Need a substitute? See our Best Substitutes for Kalamata Olives guide with tested ratios.

FAQ

Can I substitute Kalamata olives with other types?

Black olives work but taste milder and less fruity. Niçoise olives match the size but cost 2-3 times more. Green olives like Castelvetrano have a buttery flavor that changes the dish completely. For the closest match, use oil-cured black olives and add 1 teaspoon red wine vinegar per 1/2 cup to mimic Kalamata's tang. The texture differs since oil-cured olives are wrinkled and drier.

Why do some Kalamata olives taste more bitter than others?

Bitterness depends on curing time and method. Traditional Greek producers cure for 6-8 months in red wine vinegar brine. Cheaper versions use lye processing that takes only 2 weeks but leaves a chemical aftertaste. Check labels for "naturally cured" or "traditionally cured." Olives packed in oil taste milder than those in brine. If yours taste too bitter, soak in fresh water for 30 minutes before using.

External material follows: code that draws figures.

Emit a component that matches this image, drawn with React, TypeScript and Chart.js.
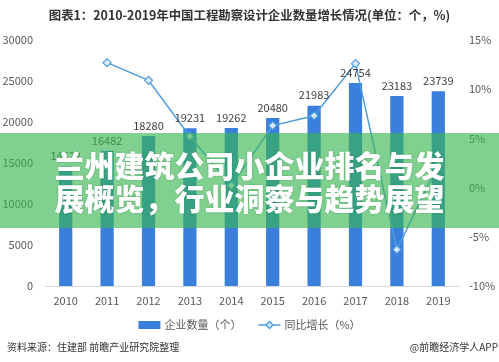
import React, { useEffect, useRef } from "react";
import { Chart, registerables } from "chart.js";

Chart.register(...registerables);

const FONT = '"Noto Sans CJK SC", "Noto Sans", sans-serif';

const years = ["2010", "2011", "2012", "2013", "2014", "2015", "2016", "2017", "2018", "2019"];
const companyCounts = [14622, 16482, 18280, 19231, 19262, 20480, 21983, 24754, 23183, 23739];
const growthRates = [null, 12.7, 10.9, 5.2, 0.2, 6.3, 7.3, 12.6, -6.3, 2.4];
const countTicks = { min: 0, max: 30000, step: 5000 };
const rateTicks = { min: -10, max: 15, step: 5 };

const titleText = "图表1：2010-2019年中国工程勘察设计企业数量增长情况(单位：个，%)";
const legendLabels = ["企业数量（个）", "同比增长（%）"];
const sourceText = "资料来源：住建部 前瞻产业研究院整理";
const creditText = "@前瞻经济学人APP";
const bannerLines = ["兰州建筑公司小企业排名与发", "展概览，行业洞察与趋势展望"];

const BAR_COLOR = "#3b7fdd";
const LINE_COLOR = "#4d9de0";

const decorPlugin = {
  id: "decor",
  afterDatasetsDraw(chart: any) {
    const ctx = chart.ctx;
    const meta = chart.getDatasetMeta(0);
    ctx.save();
    ctx.font = `11px ${FONT}`;
    ctx.fillStyle = "#404040";
    ctx.textAlign = "center";
    ctx.textBaseline = "bottom";
    meta.data.forEach((el: any, i: number) => {
      ctx.fillText(String(companyCounts[i]), el.x, el.y - 5);
    });
    ctx.restore();
  },
  afterDraw(chart: any) {
    const ctx = chart.ctx;
    const w = chart.width;
    ctx.save();
    // title
    ctx.font = `bold 12.4px ${FONT}`;
    ctx.fillStyle = "#333333";
    ctx.textAlign = "center";
    ctx.textBaseline = "middle";
    ctx.fillText(titleText, w / 2, 15);

    // legend
    ctx.font = `11px ${FONT}`;
    const t1 = ctx.measureText(legendLabels[0]).width;
    const t2 = ctx.measureText(legendLabels[1]).width;
    const box = 22;
    const gap = 4;
    const sep = 17;
    const total = box + gap + t1 + sep + box + gap + t2;
    let x = w / 2 - total / 2;
    const y = 325;
    ctx.fillStyle = BAR_COLOR;
    ctx.fillRect(x, y - 4, box, 8);
    x += box + gap;
    ctx.fillStyle = "#595959";
    ctx.textAlign = "left";
    ctx.fillText(legendLabels[0], x, y);
    x += t1 + sep;
    ctx.strokeStyle = LINE_COLOR;
    ctx.lineWidth = 1.5;
    ctx.beginPath();
    ctx.moveTo(x, y);
    ctx.lineTo(x + box, y);
    ctx.stroke();
    const cx = x + box / 2;
    ctx.fillStyle = "#dcebf8";
    ctx.beginPath();
    ctx.moveTo(cx, y - 3.5);
    ctx.lineTo(cx + 3.5, y);
    ctx.lineTo(cx, y + 3.5);
    ctx.lineTo(cx - 3.5, y);
    ctx.closePath();
    ctx.fill();
    ctx.stroke();
    x += box + gap;
    ctx.fillStyle = "#595959";
    ctx.fillText(legendLabels[1], x, y);
    ctx.restore();
  },
};

export default function App() {
  const canvasRef = useRef<HTMLCanvasElement>(null);

  useEffect(() => {
    const canvas = canvasRef.current;
    if (!canvas) return;
    const chart = new Chart(canvas, {
      type: "bar",
      data: {
        labels: years,
        datasets: [
          {
            type: "bar",
            label: legendLabels[0],
            data: companyCounts,
            backgroundColor: BAR_COLOR,
            barPercentage: 0.32,
            categoryPercentage: 1,
            yAxisID: "y",
            order: 1,
          },
          {
            type: "line",
            label: legendLabels[1],
            data: growthRates as any,
            borderColor: LINE_COLOR,
            borderWidth: 1.5,
            pointStyle: "rectRot",
            pointRadius: 4,
            pointBackgroundColor: "#dcebf8",
            pointBorderColor: LINE_COLOR,
            pointBorderWidth: 1.2,
            tension: 0,
            spanGaps: false,
            yAxisID: "y1",
            order: 0,
          },
        ],
      },
      options: {
        responsive: false,
        animation: false,
        layout: { padding: { top: 40, bottom: 46, left: 0, right: 0 } },
        plugins: {
          legend: { display: false },
          title: { display: false },
          tooltip: { enabled: false },
        },
        scales: {
          x: {
            grid: { display: false, drawTicks: false },
            border: { display: true, color: "#d9d9d9", width: 1 },
            ticks: { color: "#595959", font: { size: 11, family: FONT }, padding: 8 },
            afterFit: (s: any) => {
              s.height = 30;
            },
          },
          y: {
            position: "left",
            min: countTicks.min,
            max: countTicks.max,
            grid: { display: false, drawTicks: false },
            border: { display: false },
            ticks: {
              stepSize: countTicks.step,
              color: "#595959",
              font: { size: 11, family: FONT },
              padding: 12,
              callback: (v: any) => String(v),
            },
            afterFit: (s: any) => {
              s.width = 45;
            },
          },
          y1: {
            position: "right",
            min: rateTicks.min,
            max: rateTicks.max,
            grid: { display: false, drawTicks: false },
            border: { display: false },
            ticks: {
              stepSize: rateTicks.step,
              color: "#595959",
              font: { size: 11, family: FONT },
              padding: 10,
              callback: (v: any) => `${v}%`,
            },
            afterFit: (s: any) => {
              s.width = 40;
            },
          },
        },
      } as any,
      plugins: [decorPlugin],
    });
    return () => chart.destroy();
  }, []);

  return (
    <div
      style={{
        position: "fixed",
        left: 0,
        top: 0,
        width: 499,
        height: 362,
        background: "#ffffff",
        overflow: "hidden",
        fontFamily: FONT,
      }}
    >
      <canvas ref={canvasRef} width={499} height={362} style={{ display: "block" }} />
      <div
        style={{
          position: "absolute",
          left: 0,
          top: 133,
          width: 499,
          height: 95,
          background: "rgba(57,182,82,0.64)",
          display: "flex",
          flexDirection: "column",
          alignItems: "center",
          justifyContent: "center",
        }}
      >
        {bannerLines.map((line) => (
          <div
            key={line}
            style={{
              color: "#ffffff",
              fontWeight: 900,
              fontSize: 30,
              lineHeight: "33px",
              whiteSpace: "nowrap",
              textShadow: "0 0 2px rgba(0,80,30,0.35)",
            }}
          >
            {line}
          </div>
        ))}
      </div>
      <div
        style={{
          position: "absolute",
          left: 7,
          top: 340,
          fontSize: 10,
          lineHeight: "14px",
          color: "#333333",
          whiteSpace: "nowrap",
        }}
      >
        {sourceText}
      </div>
      <div
        style={{
          position: "absolute",
          right: 1,
          top: 340,
          fontSize: 10,
          lineHeight: "14px",
          color: "#333333",
          whiteSpace: "nowrap",
        }}
      >
        {creditText}
      </div>
    </div>
  );
}
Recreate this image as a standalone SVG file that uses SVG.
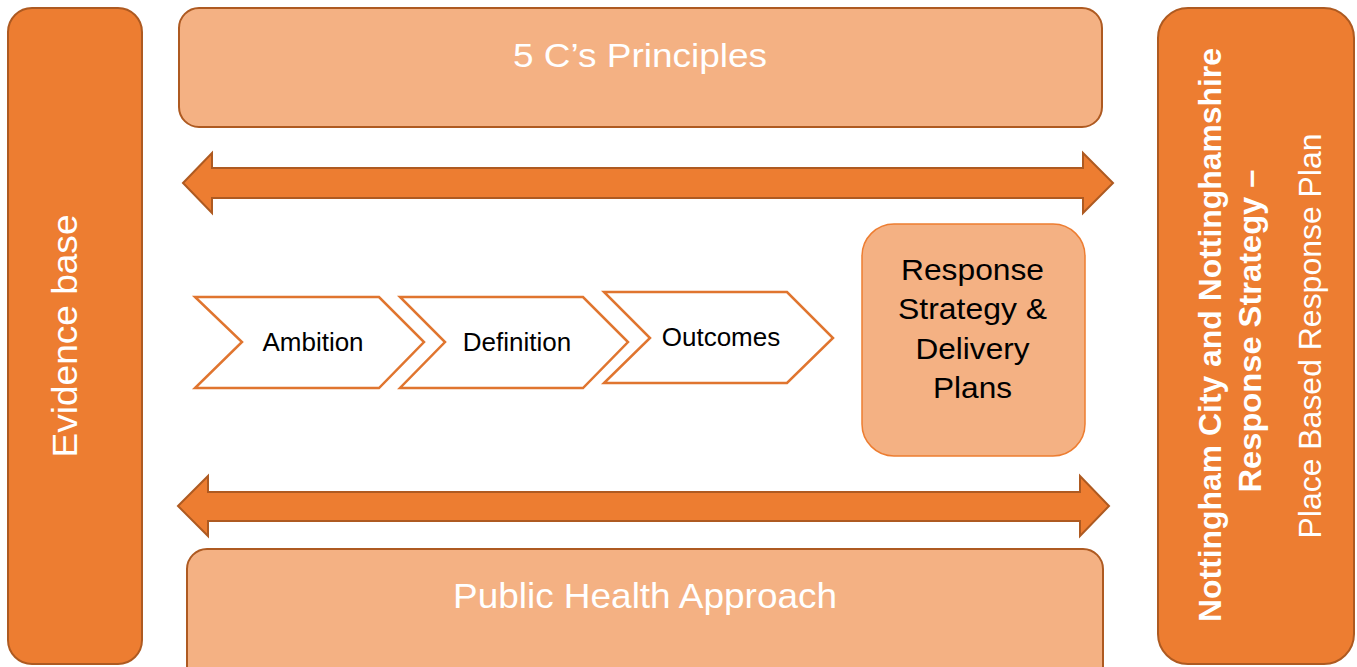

How many Kalamata olives equal one serving?

A standard serving is 5-7 large olives or about 15 grams, which contains 35-45 calories and 150-200mg sodium. Most recipes call for 1/4 to 1/2 cup per person. One cup of pitted Kalamatas weighs 140 grams and contains about 35 olives. For party platters, plan on 5 olives per guest as part of an antipasto spread.